Os boatos sobre a invasão de Mossoró começaram meses antes e desde então o prefeito começou a articulação política para conseguir reforços do Estado para a cidade, assim como armamentos e munições. A população estava em pânico e Rodolpho então mentiu sobre os fatos para manter a população tranquila até o último momento. No dia da invasão de Apodi a prefeitura avisou a comunidade que aqueles que pudessem deveriam deixar a cidade e solicitava homens aguerridos como voluntários para se unir à força policial em defesa da cidade. Muitos não acreditaram, pois já havia tempo que a boataria estava correndo e ficaram em suas casas.
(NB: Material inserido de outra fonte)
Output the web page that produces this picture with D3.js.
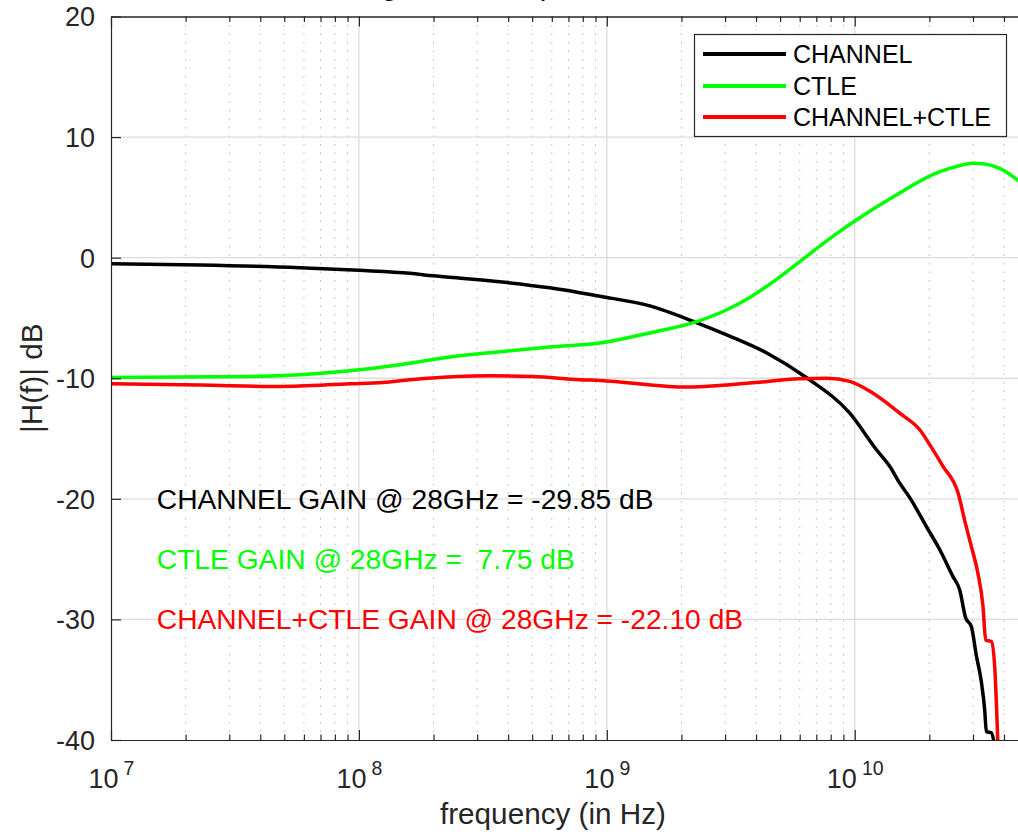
<!DOCTYPE html>
<html>
<head>
<meta charset="utf-8">
<script src="https://cdn.jsdelivr.net/npm/d3@7"></script>
<style>
  body { margin: 0; background: #fff; }
  svg { display: block; font-family: "Liberation Sans", Arial, Helvetica, sans-serif; }
</style>
</head>
<body>
<svg id="chart" width="1018" height="835"></svg>
<script>
// Channel insertion loss (|H(f)| in dB)
const channelFreqHz = [1.0e7, 2.29e7, 5.78e7, 1.0e8, 1.61e8, 1.99e8, 2.72e8, 3.70e8, 5.89e8, 9.37e8,
  1.49e9, 2.31e9, 3.13e9, 4.42e9, 6.40e9, 9.55e9, 1.224e10, 1.384e10, 1.519e10, 1.667e10,
  1.946e10, 2.201e10, 2.491e10, 2.651e10, 2.8e10, 2.955e10, 3.095e10, 3.243e10, 3.344e10,
  3.396e10, 3.558e10, 3.669e10];
const channelDb = [-0.5, -0.6, -0.83, -1.05, -1.3, -1.5, -1.74, -2.0, -2.5, -3.2,
  -4.0, -5.4, -6.5, -7.9, -9.96, -12.9, -15.93, -17.3, -18.7, -19.9,
  -22.3, -24.2, -26.45, -27.55, -29.85, -30.6, -33.0, -35.2, -37.5,
  -39.3, -39.4, -40.5];

// CTLE transfer function
const ctleFreqHz = [1.0e7, 3.64e7, 5.78e7, 9.2e7, 1.464e8, 2.328e8, 3.70e8, 5.89e8, 9.37e8, 1.49e9,
  2.371e9, 2.99e9, 3.773e9, 4.76e9, 6.0e9, 8.156e9, 1.019e10, 1.519e10, 2.063e10, 2.416e10,
  2.8e10, 2.991e10, 3.3e10, 3.843e10, 4.6e10];
const ctleDb = [-9.93, -9.85, -9.71, -9.38, -8.88, -8.24, -7.8, -7.41, -7.08, -6.25,
  -5.22, -4.4, -3.3, -1.9, -0.33, 1.77, 3.15, 5.37, 6.89, 7.4,
  7.75, 7.83, 7.78, 7.4, 6.35];

// Channel followed by CTLE
const combinedFreqHz = [1.0e7, 2.29e7, 4.8e7, 9.2e7, 1.25e8, 1.61e8, 2.485e8, 3.375e8, 5.03e8, 7.78e8,
  9.37e8, 2.025e9, 3.773e9, 6.0e9, 7.713e9, 9.55e9, 1.182e10, 1.519e10, 1.829e10, 2.063e10,
  2.27e10, 2.61e10, 2.8e10, 2.955e10, 3.142e10, 3.291e10, 3.375e10, 3.558e10, 3.669e10, 3.782e10];
const combinedDb = [-10.46, -10.56, -10.68, -10.46, -10.35, -10.12, -9.85, -9.8, -9.85, -10.12,
  -10.18, -10.73, -10.4, -10.04, -10.0, -10.26, -11.23, -12.9, -14.27, -15.9,
  -17.3, -19.5, -22.1, -23.96, -26.2, -28.9, -31.7, -31.84, -33.9, -40.5];

const seriesNames = ["CHANNEL", "CTLE", "CHANNEL+CTLE"];
const seriesColors = ["#000000", "#00ff00", "#ff0000"];
const yTickValues = [-40, -30, -20, -10, 0, 10, 20];
const xMajorTicks = [1e7, 1e8, 1e9, 1e10];
const gainNotes = [
  "CHANNEL GAIN @ 28GHz = -29.85 dB",
  "CTLE GAIN @ 28GHz =  7.75 dB",
  "CHANNEL+CTLE GAIN @ 28GHz = -22.10 dB"
];
const gainNoteDb = [-20, -25, -30];
const titleText = "Magnitude Response of Channel and CTLE";

const svg = d3.select("#chart");
const plotLeft = 111, plotRight = 1028, plotTop = 16.5, plotBottom = 740;

const x = d3.scaleLog().domain([1e7, 5e10]).range([plotLeft, plotRight]);
const y = d3.scaleLinear().domain([-40, 20]).range([plotBottom, plotTop]);

// minor decade positions 2..9 inside the x domain
const xMinorTicks = [];
for (let e = 7; e <= 10; e++) {
  for (let k = 2; k <= 9; k++) {
    const v = k * Math.pow(10, e);
    if (v <= 5e10) xMinorTicks.push(v);
  }
}

svg.append("defs").append("clipPath").attr("id", "plotClip")
  .append("rect").attr("x", plotLeft).attr("y", plotTop)
  .attr("width", plotRight - plotLeft).attr("height", plotBottom - plotTop);

// grid
const grid = svg.append("g");
grid.selectAll("line.minor").data(xMinorTicks).join("line")
  .attr("x1", d => x(d)).attr("x2", d => x(d))
  .attr("y1", plotTop).attr("y2", plotBottom)
  .attr("stroke", "#b8b8b8").attr("stroke-width", 1)
  .attr("stroke-dasharray", "1.5,7");
grid.selectAll("line.vmajor").data(xMajorTicks.slice(1)).join("line")
  .attr("x1", d => x(d)).attr("x2", d => x(d))
  .attr("y1", plotTop).attr("y2", plotBottom)
  .attr("stroke", "#dcdcdc").attr("stroke-width", 1.3);
grid.selectAll("line.hmajor").data(yTickValues.slice(1, -1)).join("line")
  .attr("x1", plotLeft).attr("x2", plotRight)
  .attr("y1", d => y(d)).attr("y2", d => y(d))
  .attr("stroke", "#dcdcdc").attr("stroke-width", 1.3);

// curves
const line = d3.line()
  .x(d => x(d[0])).y(d => y(d[1]))
  .curve(d3.curveMonotoneX);
const series = [
  d3.zip(channelFreqHz, channelDb),
  d3.zip(ctleFreqHz, ctleDb),
  d3.zip(combinedFreqHz, combinedDb)
];
const curves = svg.append("g").attr("clip-path", "url(#plotClip)");
series.forEach((pts, i) => {
  curves.append("path")
    .attr("d", line(pts))
    .attr("fill", "none")
    .attr("stroke", seriesColors[i])
    .attr("stroke-width", 3.5)
    .attr("stroke-linejoin", "round");
});

// axes
const axisColor = "#262626";
function styleAxis(g) {
  g.attr("font-family", null);
  g.selectAll("path.domain").attr("stroke", axisColor).attr("stroke-width", 1.2);
  g.selectAll(".tick line").attr("stroke", axisColor).attr("stroke-width", 1.2);
}

const bottomMinor = svg.append("g").attr("transform", `translate(0,${plotBottom})`)
  .call(d3.axisBottom(x).tickValues(xMinorTicks).tickSize(-5.5).tickSizeOuter(0).tickFormat(() => ""));
styleAxis(bottomMinor);
const bottomMajor = svg.append("g").attr("transform", `translate(0,${plotBottom})`)
  .call(d3.axisBottom(x).tickValues(xMajorTicks).tickSize(-10).tickSizeOuter(0)
    .tickFormat(() => ""));
styleAxis(bottomMajor);
bottomMajor.selectAll(".tick text").each(function (d) {
  const t = d3.select(this)
    .attr("fill", axisColor)
    .attr("font-size", 27)
    .attr("text-anchor", "middle")
    .attr("dy", null)
    .attr("y", 47.5);
  t.append("tspan").text("10");
  t.append("tspan").attr("font-size", 19.5).attr("dx", 5).attr("dy", -12.5)
    .text(String(Math.round(Math.log10(d))));
});

const topMinor = svg.append("g").attr("transform", `translate(0,${plotTop})`)
  .call(d3.axisTop(x).tickValues(xMinorTicks).tickSize(-5.5).tickSizeOuter(0).tickFormat(() => ""));
styleAxis(topMinor);
const topMajor = svg.append("g").attr("transform", `translate(0,${plotTop})`)
  .call(d3.axisTop(x).tickValues(xMajorTicks).tickSize(-10).tickSizeOuter(0).tickFormat(() => ""));
styleAxis(topMajor);

const leftAxis = svg.append("g").attr("transform", `translate(${plotLeft},0)`)
  .call(d3.axisLeft(y).tickValues(yTickValues).tickSize(-10).tickSizeOuter(0).tickPadding(16)
    .tickFormat(d => String(d)));
styleAxis(leftAxis);
leftAxis.selectAll(".tick text").attr("fill", axisColor).attr("font-size", 27).attr("dy", "0.35em");

// axis labels
svg.append("text")
  .attr("x", 553).attr("y", 824)
  .attr("text-anchor", "middle")
  .attr("font-size", 29.7)
  .attr("fill", axisColor)
  .text("frequency (in Hz)");
svg.append("text")
  .attr("transform", `translate(42,${(plotTop + plotBottom) / 2}) rotate(-90)`)
  .attr("text-anchor", "middle")
  .attr("font-size", 29.7)
  .attr("fill", axisColor)
  .text("|H(f)| dB");

// title: only its descenders reach into the figure's top margin
svg.append("text")
  .attr("x", 340).attr("y", -5)
  .attr("font-size", 29.7)
  .attr("fill", "#000")
  .text(titleText);

// gain annotations at 28 GHz
svg.append("g").selectAll("text").data(gainNotes).join("text")
  .attr("x", x(1.53e7))
  .attr("y", (d, i) => y(gainNoteDb[i]))
  .attr("dy", "0.35em")
  .attr("font-size", 28.2)
  .attr("fill", (d, i) => seriesColors[i])
  .style("white-space", "pre")
  .text(d => d);

// legend
const legend = svg.append("g");
legend.append("rect")
  .attr("x", 694.5).attr("y", 34.5).attr("width", 312).attr("height", 102)
  .attr("fill", "#fff").attr("stroke", axisColor).attr("stroke-width", 1.2);
const rowY = [54, 86, 117];
seriesNames.forEach((name, i) => {
  legend.append("line")
    .attr("x1", 703).attr("x2", 786)
    .attr("y1", rowY[i]).attr("y2", rowY[i])
    .attr("stroke", seriesColors[i]).attr("stroke-width", 4);
  legend.append("text")
    .attr("x", 793).attr("y", rowY[i]).attr("dy", "0.35em")
    .attr("font-size", 25)
    .attr("fill", "#000")
    .text(name);
});
</script>
</body>
</html>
Houve ainda um clássico de futebol entre os dois times mossoroenses e um baile de comemoração do vencedor na noite do dia 12 de julho de 1927, noite anterior ao ataque.

Lendo sobre Lampião, no memorial da Praça da Resistência, em Mossoró - RN
Lendo sobre Lampião, no memorial da Praça da Resistência, em Mossoró - RN

Um conselho de segurança havia se formado pelos homens mais influentes e poderosos da cidade. Durante os meses de planejamento viram que não poderiam contar com a ajuda do governo estadual e federal, portanto fizeram um investimento conjunto (uma vaquinha) e compraram 21 contos de réis em armamentos, estratégia proposta pelo gerente do banco (sim o mesmo que não mandou o resgate ao tio).

Um tenente do exército que havia passado por Apodi, liderou a resistência. Mais armas chegaram de última hora do governo, barricadas foram armadas nos pontos mais estratégicos da cidade, para proteger os prédios públicos. Foram voluntários 200 homens, metade deles com armas de fogo e a outra metade com armas brancas. Nas torres das igrejas e telhado da prefeitura estavam atiradores de elite, até o padre estava empenhado, passando mensagens de fé e força em cada uma das trincheiras armadas. Todos com gana e sede transbordando para defender a sua cidade e famílias que haviam ficado.

Sabóia, diretor dos telégrafos, havia se voluntariado para ficar no posto até o último momento. Quando o dentista que estava na torre da igreja avistou o primeiro homem adentrar a cidade, deu o sinal combinado, badalou o sino desesperadamente. A cidade esvaziou, todos se abarrotaram em caminhões e carros e saíram da cidade, ainda sobrando alguns perdidos em busca de parentes ou algum lugar para se esconder. Sabóia avisou sobre a invasão e correu. Quando houve o retorno “alo, quem fala?”, receberam resposta: “aqui quem fala é o Lampião”.

A estratégia de defesa da cidade foi tão bem armada que o bando não teve chance alguma. Um dos atiradores de elite acertou em cheio o cangaceiro Colchete e na sequencia feriu Jararaca. Lampião tentou mudar a estratégia, entrando pelo cemitério, porém de nada adiantou, o bando já tinha baixas e viu que estava totalmente em desvantagem, teve de bater em retirada.

Maria Bonita, no memorial da Praça da Resistência, em Mossoró - RN
Maria Bonita, no memorial da Praça da Resistência, em Mossoró - RN

Não durou mais de uma hora toda a batalha. Jararaca foi preso, Colchete morreu e foi usado como troféu durante dias em frente à Igreja de Santa Luzia. Embora seja um ato um tanto quanto desrespeitoso com o defunto, o deixaram lá, pois ainda temiam que Lampião voltasse para vingá-lo. As trincheiras continuaram armadas, enquanto Lampião e seus cangaceiros se afastavam da cidade tentando ainda receber o resgate pelos seus prisioneiros. Um deles pagou resgate e foi liberado, contam que Lampião ainda lhe deu um dinheiro para que pudesse voltar para casa. Depois de dias andando pela caatinga, sem conseguir os outros resgates, sem dinheiro, comida escassa, tratando ainda de seus comparsas feridos, o capitão acabou liberando os raptados que restaram, dentre eles ainda o Coronel Gurgel. (sobrinho desabusado!)

Mossoró saiu vitoriosa e guarda até hoje a memória da resistência neste lindo memorial que visitamos hoje. Lá nos alimentamos de coragem e bravura, aprendemos toda esta história e muito mais do que o nosso poder de síntese (leia-se falta de memória) poderia expressar aqui. Fica o principal aprendizado do orgulhoso rei do cangaço, “não se deve invadir cidades com mais de uma torre.”